Auction: 19020 - British and World Historic and Commemorative Medals and Tokens: e-Auction 3
Lot: 192
"A pioneer of land exploration in the fledgling British territory of Southern Australia". Royal Cornwall Polytechnic Society, AR Prize Medal, by W Wyon, AWARDED TO JAS: HENDERSON, C. E. 1869. FOR TRAVERSING INSTRUMENT, 45mm, 36.86g, once lightly cleaned, now retoning, very fine, and with an important association to the earliest histories of cartography in the new British territories of Australasia
Dr Leibfried collection
James Henderson (1821-1903), was a pioneering cartographer at the forefront of land exploration in the fledgling British territory of Southern Australia in the 1840s. Born a scion of the Henderson family of Perthshire, was born on 15 October 1821, the son of the late Lieutenant-Colonel George Henderson, Royal Engineers. Both his father and his uncle, Admiral Robert Henderson, would serve with distinction under Wellington and Nelson respectively.
At the tender age of 18, it was decided that James should travel to Australia for health reasons. He was seconded to a party of sappers and miners of the Royal Engineers under Captain Charles Edward Frome which engaged in extensive survey around South Australia, where the demand for land had traditionally outpaced the rate of government surveying. Most of their time was spent exploring the country beyond established settlements, such as to the shores of Lakes Albert and Alexandrina. The future of southern Australian settlement depended entirely on the success of such surveys at this time. The State Library of Southern Australia also holds the journal of another of Henderson's explorations to Lake Frome in 1843 (see: https://digital.collections.slsa.sa.gov.au/nodes/view/3471#idx32647).
His father's mining interests back in England prompted James' return, eventually allowing him to settle as a Mining Engineer in Truro. Henderson approached life with ardour and vigour often belying his true age.
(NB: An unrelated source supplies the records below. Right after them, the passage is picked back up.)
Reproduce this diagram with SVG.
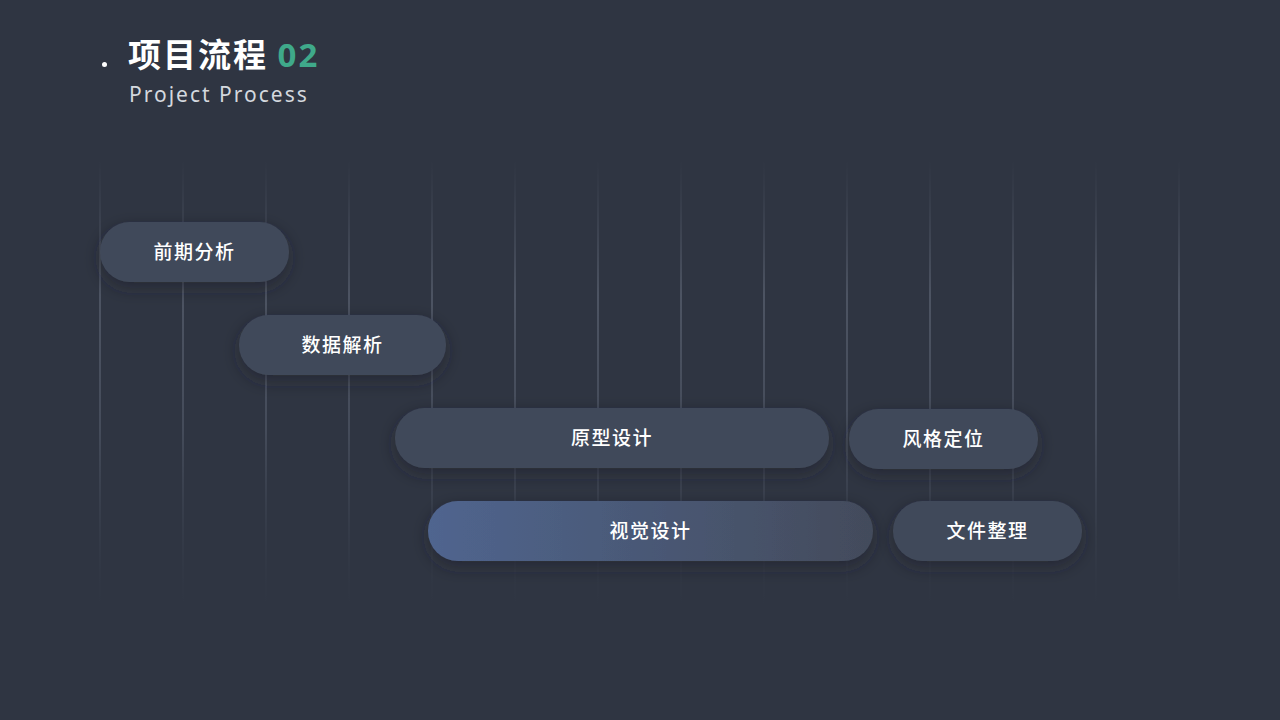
<svg xmlns="http://www.w3.org/2000/svg" width="1280" height="720" viewBox="0 0 1280 720">
<style>
.grid line{stroke:url(#lg);stroke-width:1}
.pill{fill:#414a5a;filter:url(#sh)}
.lbl{font-family:"Noto Sans CJK SC","Noto Sans",sans-serif;font-size:19px;font-weight:500;fill:#ffffff;text-anchor:middle;letter-spacing:1.5px}
</style>
<defs>
<linearGradient id="lg" gradientUnits="userSpaceOnUse" x1="0" y1="160" x2="0" y2="610">
<stop offset="0" stop-color="#5a6272" stop-opacity="0"/>
<stop offset="0.3" stop-color="#6a7282"/>
<stop offset="0.6" stop-color="#5a6272"/>
<stop offset="1" stop-color="#3a4250" stop-opacity="0"/>
</linearGradient>
<linearGradient id="vg" x1="0" y1="0" x2="1" y2="0">
<stop offset="0" stop-color="#50658f"/>
<stop offset="1" stop-color="#434b5b"/>
</linearGradient>
<filter id="sh" x="-20%" y="-50%" width="140%" height="200%">
<feDropShadow dx="0" dy="6" stdDeviation="8" flood-color="#1a1e26" flood-opacity="0.5"/>
</filter>
</defs>
<rect width="1280" height="720" fill="#2f3542"/>
<g class="grid">
<line x1="100" y1="160" x2="100" y2="610"/><line x1="183" y1="160" x2="183" y2="610"/><line x1="266" y1="160" x2="266" y2="610"/><line x1="349" y1="160" x2="349" y2="610"/><line x1="432" y1="160" x2="432" y2="610"/><line x1="515" y1="160" x2="515" y2="610"/><line x1="598" y1="160" x2="598" y2="610"/><line x1="681" y1="160" x2="681" y2="610"/><line x1="764" y1="160" x2="764" y2="610"/><line x1="847" y1="160" x2="847" y2="610"/><line x1="930" y1="160" x2="930" y2="610"/><line x1="1013" y1="160" x2="1013" y2="610"/><line x1="1096" y1="160" x2="1096" y2="610"/><line x1="1179" y1="160" x2="1179" y2="610"/>
</g>
<g id="title">
<circle cx="104.5" cy="64.5" r="2.5" fill="#ffffff"/>
<text x="128" y="67" font-family="Noto Sans CJK SC,sans-serif" font-size="33" font-weight="700" fill="#ffffff" letter-spacing="2">项目流程 <tspan fill="#3fa98a" font-family="Noto Sans,sans-serif">02</tspan></text>
<text x="129" y="102" font-family="Noto Sans,sans-serif" font-size="21" fill="#d4d8de" letter-spacing="2">Project Process</text>
</g>
<g id="connectors"></g>
<g id="n1"><rect class="pill" x="100" y="222" width="189" height="60" rx="30"/><text class="lbl" x="194.5" y="259">前期分析</text></g>
<g id="n2"><rect class="pill" x="239" y="315" width="207" height="60" rx="30"/><text class="lbl" x="342.5" y="352">数据解析</text></g>
<g id="n3"><rect class="pill" x="395" y="408" width="434" height="60" rx="30"/><text class="lbl" x="612" y="445">原型设计</text></g>
<g id="n4"><rect class="pill" x="849" y="409" width="189" height="60" rx="30"/><text class="lbl" x="943.5" y="446">风格定位</text></g>
<g id="n5"><rect class="pill" x="428" y="501" width="445" height="60" rx="30" style="fill:url(#vg)"/><text class="lbl" x="650.5" y="538">视觉设计</text></g>
<g id="n6"><rect class="pill" x="893" y="501" width="189" height="60" rx="30"/><text class="lbl" x="987.5" y="538">文件整理</text></g>
</svg>
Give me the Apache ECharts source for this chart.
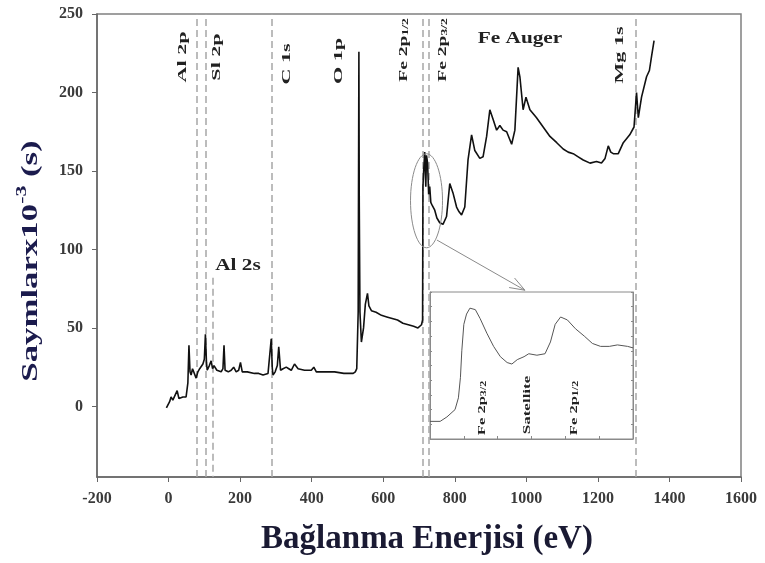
<!DOCTYPE html>
<html>
<head>
<meta charset="utf-8">
<script src="https://cdn.jsdelivr.net/npm/echarts@6/dist/echarts.min.js"></script>
<style>
  html, body { margin: 0; background: #fff; }
  #chart { width: 765px; height: 563px; }
</style>
</head>
<body>
<div id="chart"></div>
<script>
// XPS survey: binding energy (eV) vs counts x10^-3
const surveyEnergy = [-6, 3, 7, 12, 16, 24, 29, 40, 49, 54, 57, 60, 63, 67, 71, 77, 82, 87, 96, 100,
  103, 106, 108, 114, 119, 123, 127, 135, 147, 152, 155, 158, 167, 175, 182, 189, 196, 201, 206, 220,
  240, 252, 264, 278, 283, 287, 290, 292, 298, 304, 308, 313, 320, 329, 336, 343, 352, 362, 380, 399,
  406, 413, 430, 450, 464, 490, 516, 522, 526, 530, 532, 533, 535, 539, 545, 550, 556, 560, 567, 580,
  595, 610, 625, 640, 655, 670, 685, 697, 702, 707, 710, 711, 713, 716, 719, 721, 724, 727, 730, 733,
  737, 744, 750, 758, 767, 777, 786, 795, 805, 812, 819, 828, 837, 847, 856, 870, 879, 889, 898, 907,
  917, 926, 935, 945, 959, 968, 977, 982, 991, 999, 1010, 1028, 1047, 1066, 1085, 1103, 1117, 1131, 1145, 1159,
  1178, 1196, 1210, 1220, 1229, 1236, 1243, 1257, 1271, 1289, 1301, 1308, 1313, 1322, 1336, 1344, 1350, 1357];
const surveyCounts = [-1, 3, 6, 4, 5, 10, 5, 6, 6, 15, 39, 22, 20, 24, 23, 18, 22, 24, 27, 30,
  46, 28, 23, 26, 29, 24, 26, 23, 22, 24, 39, 23, 22, 23, 25, 22, 23, 28, 22, 22,
  21, 21, 20, 21, 22, 43, 24, 20, 22, 26, 38, 23, 24, 25, 24, 23, 27, 24, 23, 23,
  25, 22, 22, 22, 22, 21, 21, 22, 24, 60, 226, 130, 60, 41, 50, 65, 72, 64, 61, 60,
  58, 57, 56, 55, 53, 52, 51, 50, 49, 52, 55, 140, 150, 162, 140, 160, 155, 135, 140, 130,
  128, 125, 120, 117, 116, 121, 142, 136, 127, 124, 122, 127, 157, 173, 163, 158, 159, 172, 189, 183,
  176, 179, 176, 175, 167, 176, 216, 210, 189, 197, 189, 184, 178, 172, 168, 164, 162, 161, 159, 157,
  155, 156, 155, 158, 166, 162, 161, 161, 168, 173, 178, 200, 184, 197, 210, 214, 223, 233];

// inset: Fe 2p region (arbitrary intensity)
const insetEnergy = [705, 706.5, 707.5, 708.7, 709.2, 709.5, 709.7, 710, 710.4, 710.9, 711.7, 712.4,
  713.4, 714.4, 715.4, 716.4, 717.1, 717.9, 718.9, 719.6, 720.8, 722, 722.8, 723.5, 724.3, 725.3,
  726.5, 727.8, 729, 730.2, 731.5, 732.7, 734.2, 735];
const insetCounts = [12, 12, 15, 20, 28, 42, 60, 78, 85, 89, 88, 82,
  72, 63, 56, 52, 51, 54, 56, 58, 57, 58, 66, 78, 83, 81,
  75, 70, 65, 63, 63, 64, 63, 62];

const yTicks = [0, 50, 100, 150, 200, 250];
const peakLines = [79, 105, 289, 711, 728, 1306];
const al2sLine = [124, 82];

const zip = (xs, ys) => xs.map((x, i) => [x, ys[i]]);
const serif = 'Liberation Serif, Times New Roman, serif';

const chart = echarts.init(document.getElementById('chart'));

chart.setOption({
  animation: false,
  grid: [
    { left: 97, right: 24, top: 14, bottom: 86, show: true, borderColor: '#808080', borderWidth: 1.5 },
    { left: 430, top: 292, width: 203, height: 147, show: true, borderColor: '#8a8a8a', borderWidth: 1 }
  ],
  xAxis: [
    {
      type: 'value', gridIndex: 0, min: -200, max: 1600, interval: 200,
      name: 'Bağlanma Enerjisi (eV)', nameLocation: 'middle', nameGap: 46,
      nameTextStyle: { fontFamily: serif, fontWeight: 'bold', fontSize: 33, color: '#1a1a33', padding: [0, 0, 0, 16] },
      axisLine: { onZero: false, lineStyle: { color: '#666', width: 1.5 } },
      axisTick: { length: 5, lineStyle: { color: '#666' } },
      axisLabel: { fontFamily: serif, fontWeight: 'bold', fontSize: 16, color: '#3a3a3a', margin: 14, formatter: v => String(v) },
      splitLine: { show: false }
    },
    {
      type: 'value', gridIndex: 1, min: 705, max: 735, interval: 5,
      axisLine: { onZero: false, lineStyle: { color: '#8a8a8a' } },
      axisTick: { inside: true, length: 3, lineStyle: { color: '#8a8a8a' } },
      axisLabel: { show: false },
      splitLine: { show: false }
    }
  ],
  yAxis: [
    {
      type: 'value', gridIndex: 0, min: -45, max: 250,
      axisLine: { show: true, onZero: false, lineStyle: { color: '#666', width: 1.5 } },
      axisTick: { show: true, length: 5, customValues: yTicks, lineStyle: { color: '#666' } },
      axisLabel: { fontFamily: serif, fontWeight: 'bold', fontSize: 16, color: '#3a3a3a', margin: 14, customValues: yTicks },
      splitLine: { show: false }
    },
    {
      type: 'value', gridIndex: 1, min: 0, max: 100, interval: 10,
      axisLine: { show: true, onZero: false, lineStyle: { color: '#8a8a8a' } },
      axisTick: { show: true, inside: true, length: 2, lineStyle: { color: '#8a8a8a' } },
      axisLabel: { show: false },
      splitLine: { show: false }
    },
    {
      type: 'value', gridIndex: 1, min: 0, max: 100, interval: 10, position: 'right',
      axisLine: { show: true, onZero: false, lineStyle: { color: '#8a8a8a' } },
      axisTick: { show: true, inside: true, length: 2, lineStyle: { color: '#8a8a8a' } },
      axisLabel: { show: false },
      splitLine: { show: false }
    }
  ],
  series: [
    {
      name: 'peaks', type: 'line', xAxisIndex: 0, yAxisIndex: 0, data: [], silent: true,
      markLine: {
        symbol: 'none', silent: true, animation: false,
        label: { show: false },
        lineStyle: { color: '#a6a6a6', type: [7, 4], width: 1.5 },
        data: peakLines.map(v => ({ xAxis: v })).concat([
          [{ coord: al2sLine }, { coord: [al2sLine[0], -45] }]
        ])
      }
    },
    {
      name: 'survey', type: 'line', xAxisIndex: 0, yAxisIndex: 0,
      data: zip(surveyEnergy, surveyCounts),
      showSymbol: false, lineStyle: { color: '#111', width: 1.6 }, z: 5
    },
    {
      name: 'Fe 2p', type: 'line', xAxisIndex: 1, yAxisIndex: 1,
      data: zip(insetEnergy, insetCounts),
      showSymbol: false, lineStyle: { color: '#555', width: 1 }
    }
  ]
});

// annotations
const px = (x, y) => chart.convertToPixel({ xAxisIndex: 0, yAxisIndex: 0 }, [x, y]);
const lbl = { fontFamily: serif, fontWeight: 'bold', fill: '#222' };
const vText = (text, x, y, size, stretch, rich) => ({
  type: 'text', x: x, y: y, rotation: Math.PI / 2, scaleX: stretch, z: 10,
  style: Object.assign({}, lbl, { text: text, fontSize: size, align: 'center', verticalAlign: 'middle', rich: rich })
});
const subRich = (size) => ({
  a: { fontFamily: serif, fontWeight: 'bold', fontSize: size, fill: '#222', lineHeight: size + 3, verticalAlign: 'bottom' },
  b: { fontFamily: serif, fontWeight: 'bold', fontSize: Math.round(size * 0.7), fill: '#222', lineHeight: size + 3, verticalAlign: 'bottom' }
});
const supRich = {
  a: { fontFamily: serif, fontWeight: 'bold', fontSize: 24, fill: '#1b1b4d', lineHeight: 28, verticalAlign: 'bottom' },
  b: { fontFamily: serif, fontWeight: 'bold', fontSize: 15, fill: '#1b1b4d', lineHeight: 28, verticalAlign: 'top' }
};

const ell = px(721, 131);
const a0 = px(750, 106);
const a1 = px(996, 74);
const ang = Math.atan2(a1[1] - a0[1], a1[0] - a0[0]);
const head = (d) => [a1[0] - 16 * Math.cos(ang + d), a1[1] - 16 * Math.sin(ang + d)];

chart.setOption({
  graphic: [
    // y axis title
    {
      type: 'text', x: 29, y: 261, rotation: Math.PI / 2, scaleX: 1.45, z: 10,
      style: { text: '{a|Saymlarx10}{b|-3}{a| (s)}', rich: supRich, align: 'center', verticalAlign: 'middle' }
    },
    vText('Al 2p', 183, 57, 13, 1.7),
    vText('Sl 2p', 217, 57, 13, 1.7),
    vText('C 1s', 287, 64, 13, 1.7),
    vText('O 1p', 339, 61, 13, 1.7),
    vText('{a|Fe 2p}{b|1/2}', 402, 50, 13, 1.5, subRich(13)),
    vText('{a|Fe 2p}{b|3/2}', 441, 50, 13, 1.5, subRich(13)),
    vText('Mg 1s', 620, 55, 13, 1.7),
    {
      type: 'text', x: 520, y: 39, scaleX: 1.25, z: 10,
      style: Object.assign({}, lbl, { text: 'Fe Auger', fontSize: 17, align: 'center', verticalAlign: 'middle' })
    },
    {
      type: 'text', x: 238, y: 266, scaleX: 1.25, z: 10,
      style: Object.assign({}, lbl, { text: 'Al 2s', fontSize: 17, align: 'center', verticalAlign: 'middle' })
    },
    vText('{a|Fe 2p}{b|3/2}', 481, 408, 11, 1.5, subRich(11)),
    vText('Satellite', 527, 405, 11, 1.55),
    vText('{a|Fe 2p}{b|1/2}', 573, 408, 11, 1.5, subRich(11)),
    {
      type: 'ellipse', z: 10,
      shape: { cx: ell[0], cy: ell[1], rx: 16, ry: 47 },
      style: { fill: 'none', stroke: '#8a8a8a', lineWidth: 1 }
    },
    {
      type: 'polyline', z: 10,
      shape: { points: [a0, a1] },
      style: { stroke: '#8a8a8a', lineWidth: 1 }
    },
    {
      type: 'polyline', z: 10,
      shape: { points: [head(0.35), a1, head(-0.35)] },
      style: { stroke: '#8a8a8a', lineWidth: 1, fill: 'none' }
    }
  ]
});
</script>
</body>
</html>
He was fondly remembered for working long hours during the day underground, and at night be found plotting trigonometrical observations. During his long career he obtained several accolades, including a bronze medal for mining plans at the International Exhibition {1862}, another from the Royal Cornwall Polytechnic Society in 1868 for a plan of the Botallack mine, and indeed this silver award the following year for an improved dial on a his traversing apparatus.
He was also the inventor of the "rapid traverser" which came to be much utilised in the exploration of dense forests and undergrowth in West Africa at the end of the 19th Century.